Set down each line of the material that follows, exactly, with no pictures.

╭─ DATA SHOWN

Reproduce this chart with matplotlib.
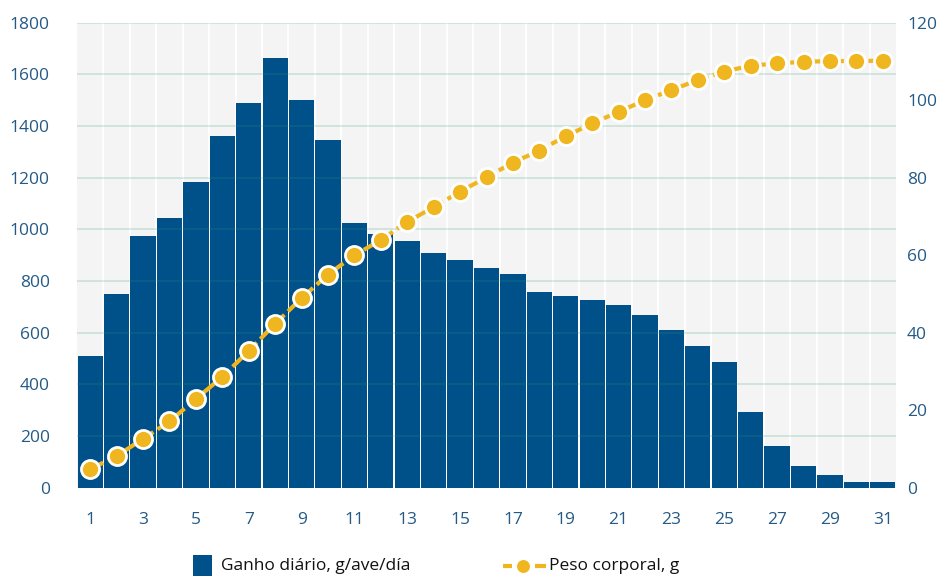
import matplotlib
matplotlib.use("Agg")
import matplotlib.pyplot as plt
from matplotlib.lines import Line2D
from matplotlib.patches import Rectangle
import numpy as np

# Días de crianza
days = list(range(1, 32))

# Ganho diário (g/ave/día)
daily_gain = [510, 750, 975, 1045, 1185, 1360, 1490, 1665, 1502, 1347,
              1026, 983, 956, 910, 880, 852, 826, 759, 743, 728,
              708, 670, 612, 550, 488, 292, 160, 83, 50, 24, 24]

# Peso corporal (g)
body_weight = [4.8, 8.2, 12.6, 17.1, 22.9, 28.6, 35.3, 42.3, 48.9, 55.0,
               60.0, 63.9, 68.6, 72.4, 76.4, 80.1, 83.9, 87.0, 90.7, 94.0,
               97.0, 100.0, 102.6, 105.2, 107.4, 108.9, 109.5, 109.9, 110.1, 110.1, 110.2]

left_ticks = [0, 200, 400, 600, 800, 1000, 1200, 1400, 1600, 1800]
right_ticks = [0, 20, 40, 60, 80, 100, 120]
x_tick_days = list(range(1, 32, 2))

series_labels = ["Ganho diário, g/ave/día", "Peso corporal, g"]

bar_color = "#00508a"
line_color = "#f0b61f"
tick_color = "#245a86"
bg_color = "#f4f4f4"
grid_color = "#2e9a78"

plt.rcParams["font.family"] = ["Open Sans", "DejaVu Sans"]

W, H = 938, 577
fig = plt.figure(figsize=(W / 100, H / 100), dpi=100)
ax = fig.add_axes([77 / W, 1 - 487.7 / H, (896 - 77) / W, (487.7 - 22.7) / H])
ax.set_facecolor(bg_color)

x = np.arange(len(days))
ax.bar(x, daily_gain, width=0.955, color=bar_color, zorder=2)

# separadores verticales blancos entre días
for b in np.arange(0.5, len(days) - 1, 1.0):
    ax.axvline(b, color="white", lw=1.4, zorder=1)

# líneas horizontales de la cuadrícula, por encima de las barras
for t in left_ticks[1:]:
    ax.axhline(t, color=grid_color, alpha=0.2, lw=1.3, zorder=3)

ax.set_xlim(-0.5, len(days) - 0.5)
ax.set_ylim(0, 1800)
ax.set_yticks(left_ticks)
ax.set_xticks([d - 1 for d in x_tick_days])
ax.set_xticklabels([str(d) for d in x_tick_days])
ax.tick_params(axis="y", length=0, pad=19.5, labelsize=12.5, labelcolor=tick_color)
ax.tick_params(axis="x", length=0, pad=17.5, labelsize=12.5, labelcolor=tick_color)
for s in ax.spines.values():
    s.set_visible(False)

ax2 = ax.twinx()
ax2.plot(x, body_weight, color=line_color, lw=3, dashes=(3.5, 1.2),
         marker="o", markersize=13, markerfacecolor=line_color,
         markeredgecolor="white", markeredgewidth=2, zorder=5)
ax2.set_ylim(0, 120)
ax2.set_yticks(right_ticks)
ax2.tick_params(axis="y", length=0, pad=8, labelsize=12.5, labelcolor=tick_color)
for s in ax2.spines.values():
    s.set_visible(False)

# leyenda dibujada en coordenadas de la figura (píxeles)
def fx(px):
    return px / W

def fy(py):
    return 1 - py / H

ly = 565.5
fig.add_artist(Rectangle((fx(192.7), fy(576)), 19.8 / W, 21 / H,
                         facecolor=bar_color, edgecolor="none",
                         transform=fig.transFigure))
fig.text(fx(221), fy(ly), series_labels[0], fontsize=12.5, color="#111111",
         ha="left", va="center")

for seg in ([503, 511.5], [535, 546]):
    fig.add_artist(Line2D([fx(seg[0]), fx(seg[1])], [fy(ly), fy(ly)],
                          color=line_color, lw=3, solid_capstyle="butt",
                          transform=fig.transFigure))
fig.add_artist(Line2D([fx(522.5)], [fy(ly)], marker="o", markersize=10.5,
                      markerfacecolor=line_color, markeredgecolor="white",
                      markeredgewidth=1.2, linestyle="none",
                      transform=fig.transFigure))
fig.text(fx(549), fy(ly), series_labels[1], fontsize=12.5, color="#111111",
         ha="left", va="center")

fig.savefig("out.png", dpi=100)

╰─

-- REPLY TO THE TASK --
Reproduce this chart with matplotlib.
import matplotlib
matplotlib.use("Agg")
import matplotlib.pyplot as plt
from matplotlib.lines import Line2D
from matplotlib.patches import Rectangle
import numpy as np

# Días de crianza
days = list(range(1, 32))

# Ganho diário (g/ave/día)
daily_gain = [510, 750, 975, 1045, 1185, 1360, 1490, 1665, 1502, 1347,
              1026, 983, 956, 910, 880, 852, 826, 759, 743, 728,
              708, 670, 612, 550, 488, 292, 160, 83, 50, 24, 24]

# Peso corporal (g)
body_weight = [4.8, 8.2, 12.6, 17.1, 22.9, 28.6, 35.3, 42.3, 48.9, 55.0,
               60.0, 63.9, 68.6, 72.4, 76.4, 80.1, 83.9, 87.0, 90.7, 94.0,
               97.0, 100.0, 102.6, 105.2, 107.4, 108.9, 109.5, 109.9, 110.1, 110.1, 110.2]

left_ticks = [0, 200, 400, 600, 800, 1000, 1200, 1400, 1600, 1800]
right_ticks = [0, 20, 40, 60, 80, 100, 120]
x_tick_days = list(range(1, 32, 2))

series_labels = ["Ganho diário, g/ave/día", "Peso corporal, g"]

bar_color = "#00508a"
line_color = "#f0b61f"
tick_color = "#245a86"
bg_color = "#f4f4f4"
grid_color = "#2e9a78"

plt.rcParams["font.family"] = ["Open Sans", "DejaVu Sans"]

W, H = 938, 577
fig = plt.figure(figsize=(W / 100, H / 100), dpi=100)
ax = fig.add_axes([77 / W, 1 - 487.7 / H, (896 - 77) / W, (487.7 - 22.7) / H])
ax.set_facecolor(bg_color)

x = np.arange(len(days))
ax.bar(x, daily_gain, width=0.955, color=bar_color, zorder=2)

# separadores verticales blancos entre días
for b in np.arange(0.5, len(days) - 1, 1.0):
    ax.axvline(b, color="white", lw=1.4, zorder=1)

# líneas horizontales de la cuadrícula, por encima de las barras
for t in left_ticks[1:]:
    ax.axhline(t, color=grid_color, alpha=0.2, lw=1.3, zorder=3)

ax.set_xlim(-0.5, len(days) - 0.5)
ax.set_ylim(0, 1800)
ax.set_yticks(left_ticks)
ax.set_xticks([d - 1 for d in x_tick_days])
ax.set_xticklabels([str(d) for d in x_tick_days])
ax.tick_params(axis="y", length=0, pad=19.5, labelsize=12.5, labelcolor=tick_color)
ax.tick_params(axis="x", length=0, pad=17.5, labelsize=12.5, labelcolor=tick_color)
for s in ax.spines.values():
    s.set_visible(False)

ax2 = ax.twinx()
ax2.plot(x, body_weight, color=line_color, lw=3, dashes=(3.5, 1.2),
         marker="o", markersize=13, markerfacecolor=line_color,
         markeredgecolor="white", markeredgewidth=2, zorder=5)
ax2.set_ylim(0, 120)
ax2.set_yticks(right_ticks)
ax2.tick_params(axis="y", length=0, pad=8, labelsize=12.5, labelcolor=tick_color)
for s in ax2.spines.values():
    s.set_visible(False)

# leyenda dibujada en coordenadas de la figura (píxeles)
def fx(px):
    return px / W

def fy(py):
    return 1 - py / H

ly = 565.5
fig.add_artist(Rectangle((fx(192.7), fy(576)), 19.8 / W, 21 / H,
                         facecolor=bar_color, edgecolor="none",
                         transform=fig.transFigure))
fig.text(fx(221), fy(ly), series_labels[0], fontsize=12.5, color="#111111",
         ha="left", va="center")

for seg in ([503, 511.5], [535, 546]):
    fig.add_artist(Line2D([fx(seg[0]), fx(seg[1])], [fy(ly), fy(ly)],
                          color=line_color, lw=3, solid_capstyle="butt",
                          transform=fig.transFigure))
fig.add_artist(Line2D([fx(522.5)], [fy(ly)], marker="o", markersize=10.5,
                      markerfacecolor=line_color, markeredgecolor="white",
                      markeredgewidth=1.2, linestyle="none",
                      transform=fig.transFigure))
fig.text(fx(549), fy(ly), series_labels[1], fontsize=12.5, color="#111111",
         ha="left", va="center")

fig.savefig("out.png", dpi=100)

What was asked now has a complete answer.